Incentivizing Compliance: Lessons from Taiwan’s Receipt Lottery

Like most nations, Taiwan loses tax revenue from shops who only accept cash and don’t provide receipts.

Taiwan fights back with an innovative solution: receipts double as lottery tickets. Every two months, citizens share a prize pool of NT$2-3B, with several top prizes of NT$10M (~US$300K). A coffee shop that doesn’t provide receipts will lose customers to the shop that does.

Rather than simply punishing non-compliance, Taiwan designed a way to incentivize compliance. Sales tax revenue reportedly increased by 75% in the first year.

There’s a lesson here for anyone running a compliance program. Should we spend all of our budget chasing the few who violate our standards? Or perhaps spend some of it on incentivizing the masses who want to do the right thing?

Beware public shaming

In this podcast, Julia Marcus of Harvard Medical School tells us that shaming people who don’t wear masks or keep their distance will not help solve the pandemic.

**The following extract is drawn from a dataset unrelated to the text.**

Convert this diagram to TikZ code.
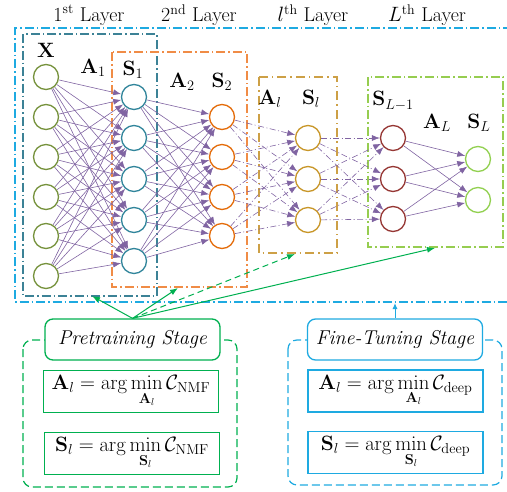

She explains that there is a difference between public shaming and the more gentle peer pressure of using social norms. Social norms are the positive side of “everybody’s doing it”, making people feel safe to follow the herd (and unsafe to leave it).

Explaining a social norm to a person is a powerful form of nudge. It’s something that we can do in our organizations to create the right culture. For example, if we want to change the behavior of those who wait until the last day to complete their online ethics training, we can share the fact that 90% of their colleagues complete their training 1 week or more before the deadline. This is more likely to have a positive effect than publicly shaming them for completing their training on the last day (perhaps by publishing their names on the intranet).

There is another danger to public shaming: we risk creating a new, undesirable social norm. When people see others having fun at the beach or at a bar, partying without a mask, they might want to do the same. When employees see that many of their colleagues wait until the last minute to complete their training, they might think “why not”?

Public shaming not only feels wrong, it can also prove to be counterproductive.